Location: Cordoba, Spain
Belief: Islam, Christianity
Date: 711 CE
Capacity: 11,000
The modern Cathedral of Cordoba (Cathedral of Our Lady of the Assumption) in southern Spain has a shared history between Christianity and Islam. Originally, the Visigoths (gothic tribe that converted from Paganism to Christianity) of early Spain built a Catholic Basilica here. When the Muslims landed in Spain in 711 and reached Cordoba, the site was divided and used by Christians and Muslims at the same time. This arrangement was in place until 784 when it was purchased by the Muslims under Abd al-Rahman I (founder of the Muslim dynasty that ruled greater part of Iberia for nearly 300 years) and rebuilt as a purpose built mosque initially with a capacity of 10,600. [1] The Christians were able to rebuild their churches nearby with the funds.

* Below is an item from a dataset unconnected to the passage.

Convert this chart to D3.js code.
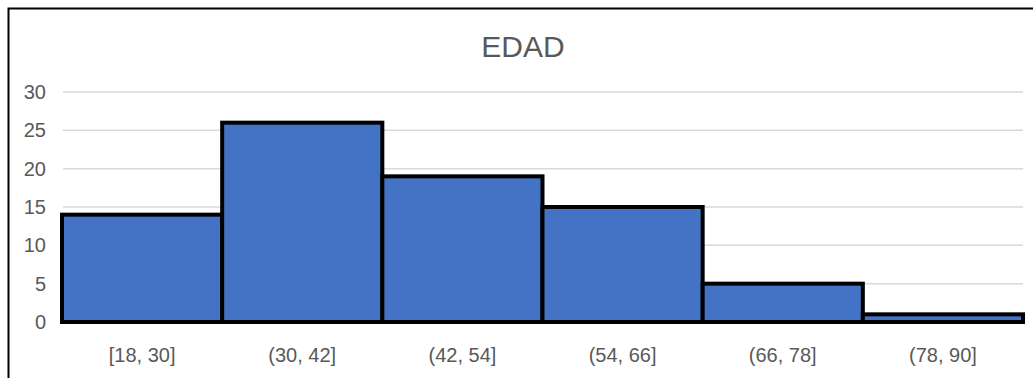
<!DOCTYPE html>
<html>
<head>
<meta charset="utf-8">
<script src="https://cdn.jsdelivr.net/npm/d3@7"></script>
<style>
  body { margin: 0; background: #fff; }
  text { font-family: "Liberation Sans", Arial, sans-serif; fill: #595959; }
</style>
</head>
<body>
<svg id="chart"></svg>
<script>
const bins = ["[18, 30]", "(30, 42]", "(42, 54]", "(54, 66]", "(66, 78]", "(78, 90]"];
const counts = [14, 26, 19, 15, 5, 1];
const yTicks = [0, 5, 10, 15, 20, 25, 30];

const width = 1033, height = 378;
const svg = d3.select("#chart").attr("width", width).attr("height", height);

// chart frame (right and bottom edges are outside the picture)
svg.append("path")
  .attr("d", "M 8.5 " + height + " L 8.5 8.5 L " + width + " 8.5")
  .attr("fill", "none")
  .attr("stroke", "#000")
  .attr("stroke-width", 2);

svg.append("text")
  .attr("x", 523)
  .attr("y", 57)
  .attr("text-anchor", "middle")
  .attr("font-size", 30)
  .text("EDAD");

const x = d3.scaleBand().domain(bins).range([62, 1023]).padding(0);
const y = d3.scaleLinear().domain([0, 30]).range([322, 92]);

// gridlines
svg.append("g")
  .selectAll("line")
  .data(yTicks.filter(d => d > 0))
  .enter()
  .append("line")
  .attr("x1", 63)
  .attr("x2", 1023)
  .attr("y1", d => y(d))
  .attr("y2", d => y(d))
  .attr("stroke", "#d9d9d9")
  .attr("stroke-width", 1.5);

// y labels
svg.append("g")
  .selectAll("text")
  .data(yTicks)
  .enter()
  .append("text")
  .attr("x", 46)
  .attr("y", d => y(d) + 7)
  .attr("text-anchor", "end")
  .attr("font-size", 20)
  .text(d => d);

// axis line
svg.append("line")
  .attr("x1", 62)
  .attr("x2", 1023)
  .attr("y1", y(0) + 1)
  .attr("y2", y(0) + 1)
  .attr("stroke", "#a6a6a6")
  .attr("stroke-width", 2);

// bars
svg.append("g")
  .selectAll("rect")
  .data(counts)
  .enter()
  .append("rect")
  .attr("x", (d, i) => x(bins[i]))
  .attr("y", d => y(d))
  .attr("width", x.bandwidth())
  .attr("height", d => y(0) - y(d))
  .attr("fill", "#4472c4")
  .attr("stroke", "#000")
  .attr("stroke-width", 4);

// x labels
svg.append("g")
  .selectAll("text")
  .data(bins)
  .enter()
  .append("text")
  .attr("x", d => x(d) + x.bandwidth() / 2)
  .attr("y", 362)
  .attr("text-anchor", "middle")
  .attr("font-size", 20)
  .text(d => d);
</script>
</body>
</html>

Through the history of Muslim Al-Andalus, the mosque was a cultural and religious centre, and was repeatedly extended and improved over several hundred years at a time when the local Muslim population was over a million. [2] The key extensions were completed under his successors, namely Abd al-Rahman II from 833-852 CE, then Al-Hakam II from 961-966 CE and finally under Almanzor around 987 CE. There were four fountains for ablution before prayers, a custom considered foreign by the local Christians, and hundreds of lanterns lit the mosque and surrounding streets at night. [3]
The structure is famous for the 856 distinctive columns and horseshoe arches in the prayer hall in two colours made of brick and limestone. The minaret also became a template for other great mosques in Morocco and Spain.
When the Christians reclaimed Cordoba in 1236, the structure became a church again, and a cathedral nave was constructed in the centre of the structure towards the end of the 16th century, much to the disgust of King Carlos I, who commented:
‘You have built here what you might have built anywhere; to do so, you have destroyed what was unique in the world.’
The Third Khalifah of the Ahmadiyya Muslim Community, Hazrat Mirza Nasir Ahmadrh, visited the site in October 1980 when laying the foundation stone for the new mosque in Pedro Abad, the first new mosque in Spain for 500 years.
Endnotes
[1] Manuel Salcines, The Mosque of Cordoba (Spain: Ediciones Noria, 1990), 8.
[2] Manuel Salcines, The Mosque of Cordoba (Spain: Ediciones Noria, 1990), 4.
[3] Stanley Lane-Poole, The Moors in Spain (UK: Darf Publishers, 1984), 135-139.
Other sources
Richard Fletcher, Moorish Spain (United Kingdom: Orion Books, 1994).